Le Courrier – Marc-Olivier Parlatano – 03 Mai 2008
Paru le Samedi 03 Mai 2008
Par MARC-OLIVIER PARLATANO
RWANDA Scholastique Mukasonga raconte sa jeunesse parmi des Tutsis déportés.
«Quand vous me verrez morte, il faudra recouvrir mon corps. Il ne faut pas laisser voir le corps d’une mère. C’est vous, mes filles, qui devez le recouvrir.» C’est avec ce voeu – qui ne pourra être exaucé – que s’ouvre La Femme aux pieds nus, le deuxième livre de l’auteure rwandaise Scholastique Mukasonga. Elle a déjà publié un premier opus, Inyenzi ou les Cafards (2006), un tableau de son enfance. Dans son dernier ouvrage, Scholastique Mukasonga revient sur ses années de formation au Rwanda, mais pas seulement. Il y a autre chose. La dépouille de la mère, donc, n’a pas pu être recouverte comme prévu. Ses restes ont disparu, explique l’auteure, au moment du génocide de 1994 qui a ensanglanté cette petite république d’Afrique centrale. Pour donner une idée de l’ampleur des tueries à l’époque, la région du Nyamata, sur laquelle le livre est centré, comptait 60 000 Tutsis en janvier 1994, contre seulement 5348 rescapés en juillet.
Livre du manque
Alors, La Femme aux pieds nus, roman sur l’ethnocide? Voire! Il ne s’agit pas d’une oeuvre romanesque, d’une part; par ailleurs, les références à 1994 se font rares, discrètes, comme pour rappeler qu’il n’est pas besoin de surligner l’événement, déjà énorme dans son horreur – 800 000 tués en trois mois, soit 8000 par jour (contre 6000 lors du plein régime de la machine de mort d’Auschwitz). Scholastique Mukasonga, plutôt que d’axer la narration sur les assassinats en masse de Tutsis – sa communauté – raconte la vie. Le train-train quotidien de milliers de Tutsis en exil dans leur propre pays sur le territoire du Nyamata, à une trentaine de kilomètres au sud de la capitale rwandaise Kigali. Car le flot de sang de 1994 n’a pas jailli ex nihilo: après des pogroms perpétrés à la Toussaint 1959, nombre de Tutsis ont été déportés à l’intérieur du pays, devenant des réfugiés dans leur propre Etat. Et ces relégués, parmi lesquels l’auteure a grandi, ont subi des exactions et des meurtres en nombre en 1963, en 1967, en 1973 ainsi qu’en 1992…
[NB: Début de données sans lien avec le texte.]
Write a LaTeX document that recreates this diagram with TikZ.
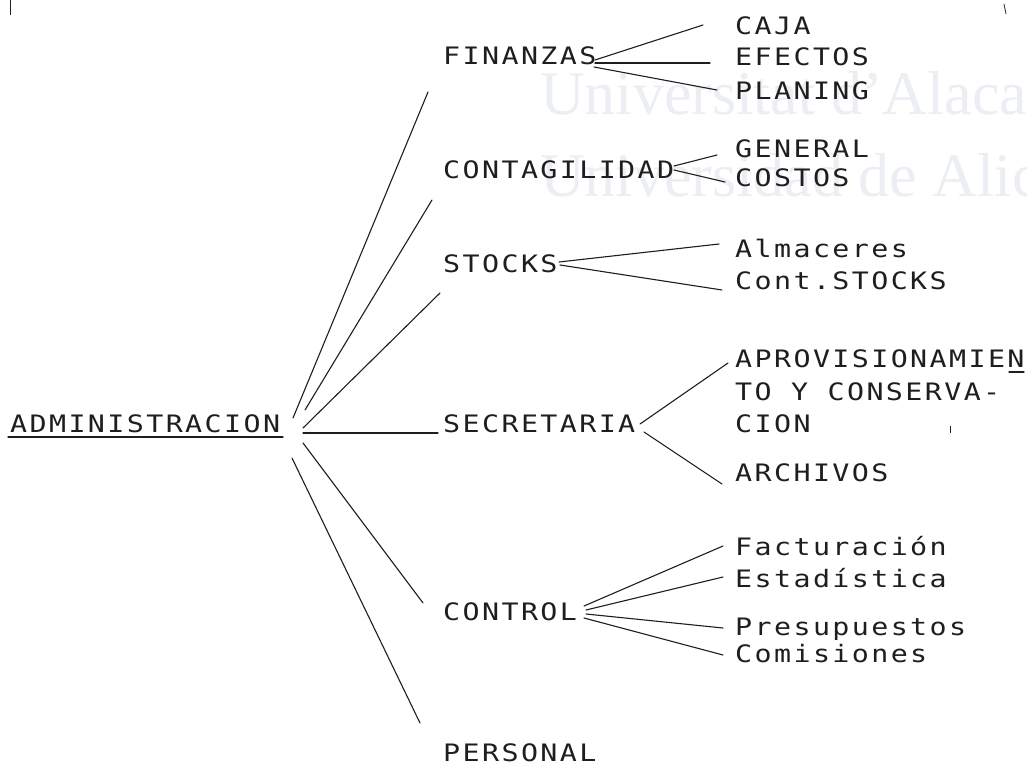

L’oppression et la menace marquent le livre de leur spectre, au fil de «chapitres» qui se définissent chacun par un thème: histoires de femmes, pain, sorgho, médecine… Le récit d’un viol, un commentaire sur une coutume que l’on ne peut plus observer (comme raccompagner une visiteuse jusque dans sa maison, parce que les routes sont devenues périlleuses le soir à cause des raids des soldats), donnent le ton, montrent que la description de tel ou tel usage n’est plus «normale» mais infléchie par la peur et la tyrannie.
Ainsi dans son ensemble, La Femme aux pieds nus, voulu comme un hommage de la fille à sa mère Stefania, voire «le linceul dont (elle n’a) pu (la) parer», un tombeau de papier et de mots, relate la vie et les us des Tutsis, l’arrivée du monde moderne, les travaux de la campagne, etc. Mais quelque chose s’est cassé: le cadre social et physique d’antan a disparu avec la relégation; même les vaches, richesse matérielle et symbolique des Tutsis, sujet de fierté et d’admiration, ne sont plus là. Les plantes qui guérissaient, qu’on savait trouver «là-haut», sur la terre ancestrale tel un éden perdu, sont rares, sinon introuvables. Rien ne sonne bucolique; ce livre envoie le message d’un manque. D’un arrachement. D’autant plus que son auteure orpheline compte parmi les survivantes d’un génocide au cours duquel son père, sa mère, et au total trente-sept membres de sa parenté proche, ont péri.
Note : Scholastique Mukasonga, « La Femme aux pieds nus », Ed. Gallimard, coll. Continents noirs, 2008, 144 pp.
En octobre 1994, Scholastique Mukasonga a fondé l’association Orphelins du Rwanda, qui vient en aide aux orphelins du génocide de 1994, www.orphelinsdurwanda.org. L’auteure vit et travaille en France.
Salon du livre.
Samedi 3 mai à 12h, Scholastique Mukasonga participe au débat «Histoire trouée, futur troué: pas de vérité, pas de futur…», sur le stand du Salon africain. Avec l’écrivain Boubacar Boris Diop et Catherine Coquio, présidente de l’Association internationale de recherche sur les crimes et génocides.